People earning between $500,000 and $1 million would see a 13.8% decline in their marginal after-tax income, and those earning over $1 million would see a 10% decline, while those earning under $75,000 would see declines ranging from 1% to 5.2%.
I sent Mr. Matthews a tweet about this, and even though he doesn't know me he was nice enough to reply:
Sure, but (a) the poor face the highest work disincentive increase and
(b) ability to pay is logarithmic. 5% of $20k is more important than 10% of $1 million.
Twitter doesn't lend itself to detailed discussion, but I think his first point alludes to the fact, which he notes in his post, that while low-income people appear to face a smaller impact from the "fiscal cliff" when viewed in isolation, the reality is that as benefits such as the EITC phase out, they face marginal rates that can only be described as confiscatory.
As with his algebra, this much is indisputable. The disincentives to work created as eligibility for benefits phases out are a huge problem, and one to which it is difficult to imagine any good solution without a substantial commitment of additional resources, which entails its own problems.
Yet I don't think this justifies the misleading portrayal of the effect on tax rates rather than on after-tax income. It easy enough to marshal the data to show effective marginal tax rates for people transitioning out of benefit eligibility; Matthews has done so himself in other posts. So I fail to see any good reason to risk one's credibility by presenting this data in such a misleading manner.
The second point, regarding the ability to pay, strikes me as a non sequitur. Any presumption about ability to pay is irrelevant to the calculation of what the tax burden actually is.

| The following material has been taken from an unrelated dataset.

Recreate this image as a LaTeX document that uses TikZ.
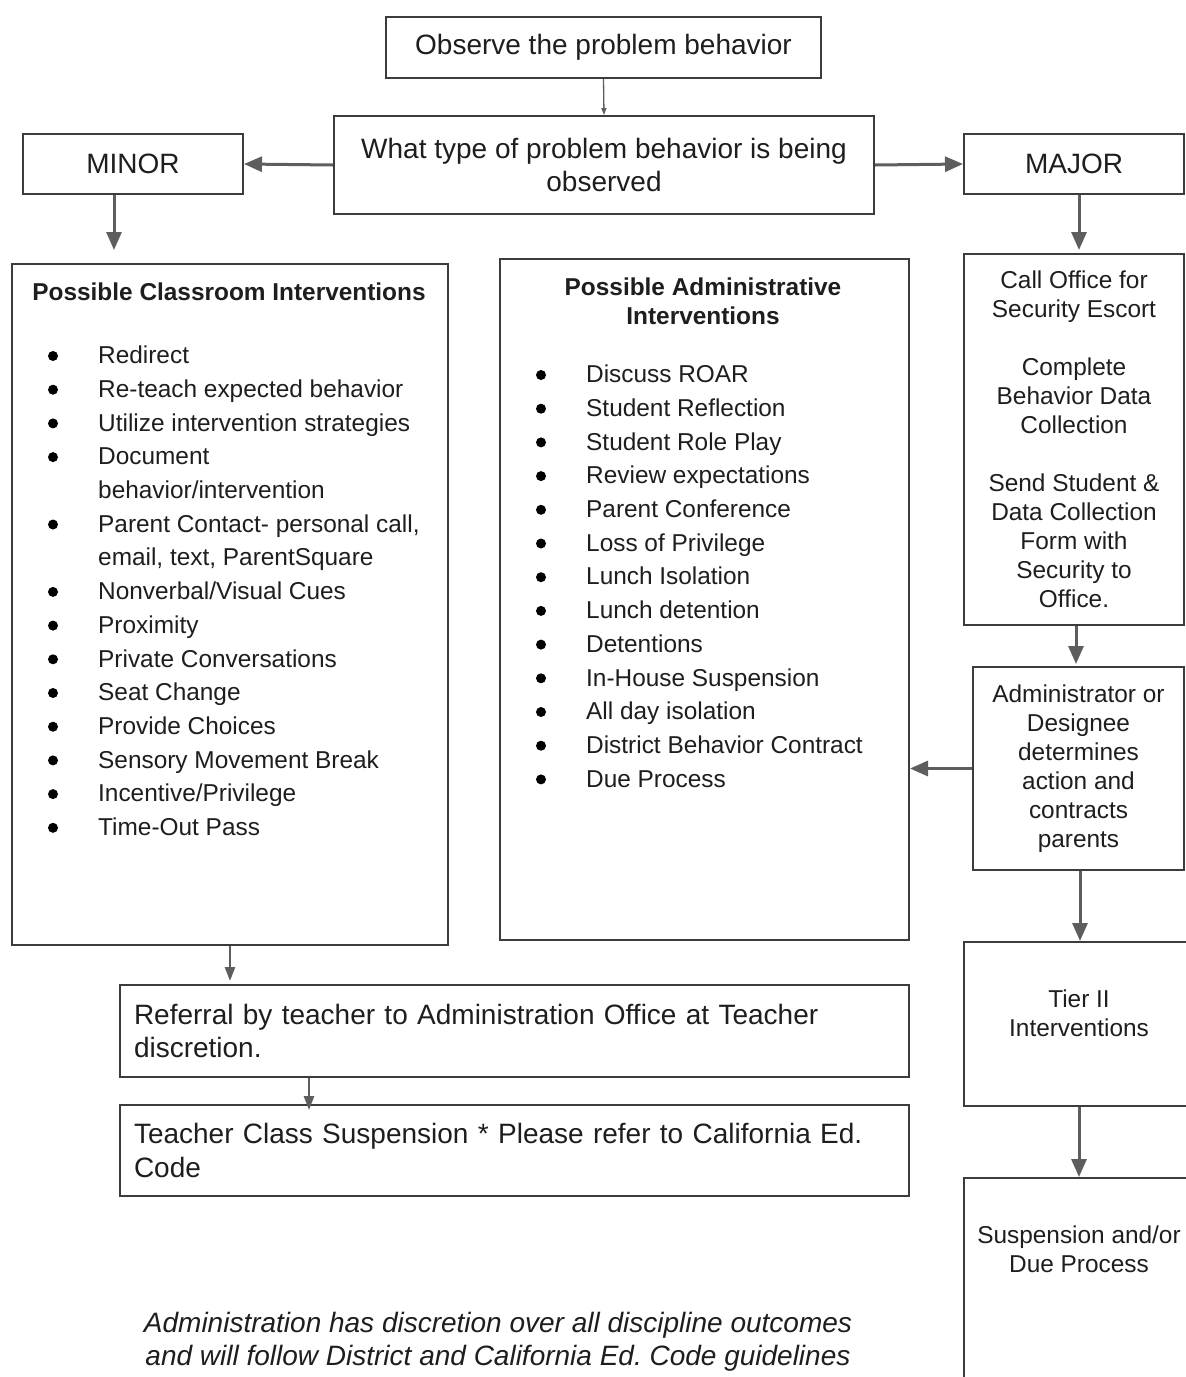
\documentclass[tikz,border=0pt]{standalone}
\usepackage{fontspec}
\setmainfont{Liberation Sans}
\usetikzlibrary{arrows.meta}
\frenchspacing
\definecolor{edge}{HTML}{3C3C3C}
\definecolor{arrowgray}{HTML}{5E5E5E}
\definecolor{ink}{HTML}{1E1E1E}
\newcommand\flowfont{\fontsize{28}{33.5}\selectfont}
\newcommand\listfont{\fontsize{24.4}{33.7}\selectfont}
\newcommand\sidefont{\fontsize{24.4}{29}\selectfont}
\begin{document}
\begin{tikzpicture}[x=1pt,y=-1pt,
  box/.style={draw=edge, line width=2pt, anchor=north west, inner sep=0pt, text=ink},
  arr/.style={draw=arrowgray, line width=3pt, -{Triangle[width=15pt,length=18pt]}},
  midarr/.style={draw=arrowgray, line width=2.5pt, -{Triangle[width=10pt,length=14pt]}},
  thinarr/.style={draw=arrowgray, line width=1.3pt, -{Triangle[width=5pt,length=7pt]}},
  txt/.style={text=ink, inner sep=0pt},
  dot/.style={circle, fill=black, inner sep=0pt, minimum size=10pt}]
\useasboundingbox (0,0) rectangle (1186,1377);
\fill[white] (0,0) rectangle (1186,1377);
\clip (0,0) rectangle (1186,1377);
% top of the chart
\node[box, minimum width=435pt, minimum height=61pt, font=\flowfont] (obs) at (385,16) {Observe the problem behavior};
\node[box, minimum width=540pt, minimum height=98pt, font=\flowfont, align=center] (what) at (333,115) {What type of problem behavior is being\\observed};
\node[box, minimum width=220pt, minimum height=60pt, font=\flowfont] (minor) at (22,133) {MINOR};
\node[box, minimum width=220pt, minimum height=60pt, font=\flowfont] (major) at (963,133) {MAJOR};
% classroom list
\node[box, minimum width=436pt, minimum height=681pt] (class) at (11,263) {};
\node[txt, font=\listfont\bfseries] (classhead) at (229,292) {Possible Classroom Interventions};
\foreach \t [count=\i from 0] in {Redirect, Re-teach expected behavior, Utilize intervention strategies, Document, behavior/intervention, {Parent Contact- personal call,}, {email, text, ParentSquare}, Nonverbal/Visual Cues, Proximity, Private Conversations, Seat Change, Provide Choices, Sensory Movement Break, Incentive/Privilege, Time-Out Pass}
  \node[txt, font=\listfont, anchor=base west] (ci\i) at (98,{363.7+33.7*\i}) {\t};
\foreach \i in {0,1,2,3,5,7,8,9,10,11,12,13,14}
  \node[dot] (cb\i) at (53,{356+33.7*\i}) {};
% administrative list
\node[box, minimum width=409pt, minimum height=681pt] (admin) at (499,258) {};
\node[txt, font=\sidefont\bfseries, align=center] (adminhead) at (703,301.5) {Possible Administrative\\Interventions};
\foreach \t [count=\i from 0] in {Discuss ROAR, Student Reflection, Student Role Play, Review expectations, Parent Conference, Loss of Privilege, Lunch Isolation, Lunch detention, Detentions, In-House Suspension, All day isolation, District Behavior Contract, Due Process}
  \node[txt, font=\listfont, anchor=base west] (ai\i) at (586,{382.7+33.7*\i}) {\t};
\foreach \i in {0,...,12}
  \node[dot] (ab\i) at (541,{375+33.7*\i}) {};
% major column
\node[box, minimum width=220pt, minimum height=371pt, font=\sidefont, align=center] (call) at (963,253) {Call Office for\\Security Escort\\[29pt]Complete\\Behavior Data\\Collection\\[29pt]Send Student \&\\Data Collection\\Form with\\Security to\\Office.};
\node[box, minimum width=211pt, minimum height=203pt, font=\sidefont, align=center] (adm) at (972,666) {Administrator or\\Designee\\determines\\action and\\contracts\\parents};
\node[box, minimum width=240pt, minimum height=164pt] (tier) at (963,941) {};
\node[txt, font=\sidefont, align=center] (tiertxt) at (1079,1013.5) {Tier II\\Interventions};
\node[box, minimum width=240pt, minimum height=260pt] (susp) at (963,1177) {};
\node[txt, font=\sidefont, align=center] (susptxt) at (1079,1249.5) {Suspension and/or\\Due Process};
% referral boxes
\node[box, text width=761pt, inner xsep=14pt, minimum height=92pt, align=left, font=\flowfont] (ref) at (119,984) {Referral by teacher to Administration Office at Teacher\\discretion.};
\node[box, text width=761pt, inner xsep=14pt, minimum height=91pt, align=left, font=\flowfont] (teacher) at (119,1104) {Teacher Class Suspension * Please refer to California Ed.\\Code};
\node[txt, font=\flowfont\itshape, align=center] (note) at (498,1341.5) {Administration has discretion over all discipline outcomes\\and will follow District and California Ed. Code guidelines};
% arrows
\coordinate (minorfoot) at ([xshift=-19pt]minor.south);
\coordinate (reffoot) at ([xshift=-205.5pt]ref.south);
\draw[thinarr] (obs.south) -- (what.north);
\draw[arr] (what.west) -- (minor.east);
\draw[arr] (what.east) -- (major.west);
\draw[arr, shorten >=13pt] (minorfoot) -- (minorfoot |- class.north);
\draw[arr, shorten >=3pt] ([xshift=5pt]major.south) -- ([xshift=5pt]major.south |- call.north);
\draw[arr, shorten >=2pt] ([xshift=2pt]call.south) -- ([xshift=2pt]call.south |- adm.north);
\draw[arr] (adm.west) -- (adm.west -| admin.east);
\draw[arr] ([xshift=1.5pt]adm.south) -- ([xshift=1.5pt]adm.south |- tier.north);
\draw[arr] (tiertxt |- tier.south) -- (tiertxt |- susp.north);
\draw[midarr, shorten >=3pt] (class.south) -- (class.south |- ref.north);
\draw[midarr, shorten >=-6pt] (reffoot) -- (reffoot |- teacher.north);
\end{tikzpicture}
\end{document}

Moreover, while someone earning $1 million can presumably bear an increased tax rate more easily than someone earning $20,000, such a person can also more easily avail themselves of tax avoidance strategies, including exiting the labor market altogether. If you are earning a very modest income, you are unlikely to have any good alternatives to continuing to work no matter how high your tax rate goes. If you are earning seven figures or more, particularly if you have done so for a multi-year period, you are apt to have far more flexibility to decide you'd rather spend your time doing something other than making money. In short, willingness to bear a higher tax burden starts to become as important as ability to pay.
Matthews' post is still well worth reading in full, but it should be read while bearing in mind that the presentation of the data seems designed to create the impression that the "fiscal cliff" would most heavily impair the incentive to work of low-income people, when in fact the data do not support that conclusion.